Her career flourished in America, and in 1965, she was awarded a Grammy for her album, ‘An Evening with Belafonte/Makeba.’ When she found out that two of her family members were killed in the Sharpeville Killings, she gathered the courage to testify against the South African government at the United Nations and became involved in the civil rights movement.

When she married Stokley Carmichael, a leader of the Black Panther Party in 1968, she lost a lot of support among White Americans. While she was travelling abroad, the US government cancelled her visa, so her and Carmichael had to move to Guinea. She continued to perform music, though mainly in African countries.

Despite all those holding her back and threatening her, she started writing songs explicitly critical of the apartheid. The 1977 song, ‘Soweto Blues,’ was about the Soweto uprising.

When the apartheid dismantled in 1990, she was finally allowed back in South Africa. She was named a goodwill ambassador in 1999, and continued campaigning for humanitarian causes. She never stopped performing songs and acting in movies, but in 2008 she tragically died of a heart attack during a concert in Italy.

She was known as a symbol of anti-apartheid, and upon her death, former South African President Nelson Mandela said that, “her music inspired a powerful sense of hope in all of us.”

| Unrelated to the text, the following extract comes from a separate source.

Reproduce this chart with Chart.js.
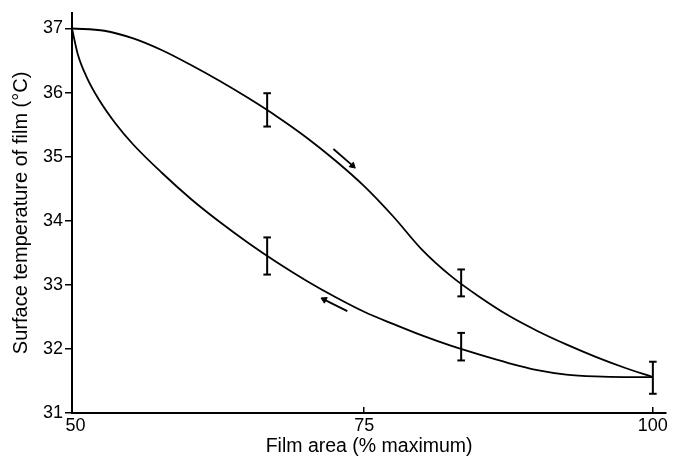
<!DOCTYPE html>
<html>
<head>
<meta charset="utf-8">
<script src="https://cdn.jsdelivr.net/npm/chart.js@4/dist/chart.umd.min.js"></script>
<style>
  html, body { margin: 0; padding: 0; background: #fff; }
  #wrap { width: 676px; height: 463px; position: relative; }
</style>
</head>
<body>
<div id="wrap"><canvas id="c"></canvas></div>
<script>
// ---- data ----
const xTicks = [50, 75, 100];
const yTicks = [31, 32, 33, 34, 35, 36, 37];

// expansion (upper) curve
const upperX = [49.7, 52.5, 55, 57.5, 60, 62.5, 65, 67.5, 70, 72.5, 75, 77.5, 80, 82.5, 85, 87.5, 90, 92.5, 95, 97.5, 100];
const upperY = [37.0, 36.965, 36.845, 36.66, 36.43, 36.18, 35.91, 35.62, 35.30, 34.94, 34.54, 34.07, 33.55, 33.14, 32.81, 32.52, 32.28, 32.07, 31.88, 31.71, 31.56];

// compression (lower) curve
const lowerX = [49.7, 50.2, 51, 52, 53.5, 55, 57.5, 60, 62.5, 65, 67.5, 70, 72.5, 75, 77.5, 80, 82.5, 85, 87.5, 90, 92.5, 95, 97.5, 100];
const lowerY = [37.0, 36.60, 36.23, 35.90, 35.51, 35.19, 34.745, 34.34, 33.98, 33.65, 33.345, 33.065, 32.81, 32.58, 32.39, 32.21, 32.05, 31.91, 31.78, 31.67, 31.60, 31.57, 31.56, 31.56];

// error bars
const errX    = [66.6, 66.6, 83.4, 83.4, 100];
const errLow  = [35.47, 33.16, 32.82, 31.82, 31.30];
const errHigh = [35.99, 33.74, 33.24, 32.25, 31.80];

// direction arrows [x0, y0, x1, y1]
const arrowUpper = [72.34, 35.12, 74.0, 34.86];
const arrowLower = [73.54, 32.59, 71.54, 32.77];

// ---- build datasets ----
const toPts = (xs, ys) => xs.map((x, i) => ({x, y: ys[i]}));
const curveStyle = {
  borderColor: '#000', borderWidth: 1.8, pointRadius: 0, fill: false,
  cubicInterpolationMode: 'monotone', clip: false
};
const datasets = [
  Object.assign({data: toPts(upperX, upperY)}, curveStyle),
  Object.assign({data: toPts(lowerX, lowerY)}, curveStyle)
];
errX.forEach((x, i) => {
  datasets.push({
    data: [{x, y: errLow[i]}, {x, y: errHigh[i]}],
    borderColor: '#000', borderWidth: 2,
    pointStyle: 'line', pointRadius: 3.8, pointBorderWidth: 2,
    pointBorderColor: '#000', pointBackgroundColor: '#000',
    clip: false
  });
});
[[arrowUpper, 133], [arrowLower, -63]].forEach(([a, rot]) => {
  datasets.push({
    data: [{x: a[0], y: a[1]}, {x: a[2], y: a[3]}],
    borderColor: '#000', borderWidth: 1.8,
    pointStyle: 'triangle', pointRadius: [0, 3.6], pointRotation: rot,
    pointBorderColor: '#000', pointBackgroundColor: '#000', pointBorderWidth: 1,
    clip: false
  });
});

const FONT = '"Liberation Sans", Arial, Helvetica, sans-serif';

new Chart(document.getElementById('c'), {
  type: 'line',
  data: { datasets },
  options: {
    responsive: true,
    maintainAspectRatio: false,
    animation: false,
    events: [],
    layout: { padding: { top: 5, right: 4, left: 0, bottom: 0 } },
    plugins: { legend: { display: false }, tooltip: { enabled: false } },
    scales: {
      x: {
        type: 'linear', position: 'bottom',
        min: 49.7, max: 101.16,
        afterBuildTicks: s => { s.ticks = xTicks.map(v => ({value: v})); },
        afterFit: s => { s.height = 50; },
        ticks: { color: '#000', font: { family: FONT, size: 18 }, padding: 8, maxRotation: 0 },
        grid: {
          drawOnChartArea: false, drawTicks: true, tickLength: -6,
          color: c => (c.tick && c.tick.value === 50) ? 'rgba(0,0,0,0)' : '#000',
          lineWidth: 1.5
        },
        border: { display: true, color: '#000', width: 2 },
        title: {
          display: true, text: 'Film area (% maximum)', color: '#000',
          font: { family: FONT, size: 19.5 }, padding: { top: 0, bottom: 5 }
        }
      },
      y: {
        type: 'linear', position: 'left',
        min: 31, max: 37.245,
        afterBuildTicks: s => { s.ticks = yTicks.map(v => ({value: v})); },
        afterFit: s => { s.width = 72; },
        ticks: { color: '#000', font: { family: FONT, size: 18 }, padding: 2 },
        grid: { drawOnChartArea: false, drawTicks: true, tickLength: 7, color: '#000', lineWidth: 1.5 },
        border: { display: true, color: '#000', width: 2 },
        title: {
          display: true, text: 'Surface temperature of film (°C)', color: '#000',
          font: { family: FONT, size: 20 }, padding: { top: 9, bottom: 0 }
        }
      }
    }
  }
});
</script>
</body>
</html>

She inspires me so much because she never gave up or backed down. Rising from the slums, she defeated all odds and made dreams a reality. She had suffered so much at such a young age but that never stopped her. She knew what it was like to be hungry, to be persecuted, to be beaten, to be scared. She knew the feeling of hopelessness and understood the traps of poverty. Miriam Makeba never turned her back on her people, even when they turned away from her. She had spirit until the day she died, and she was a true warrior.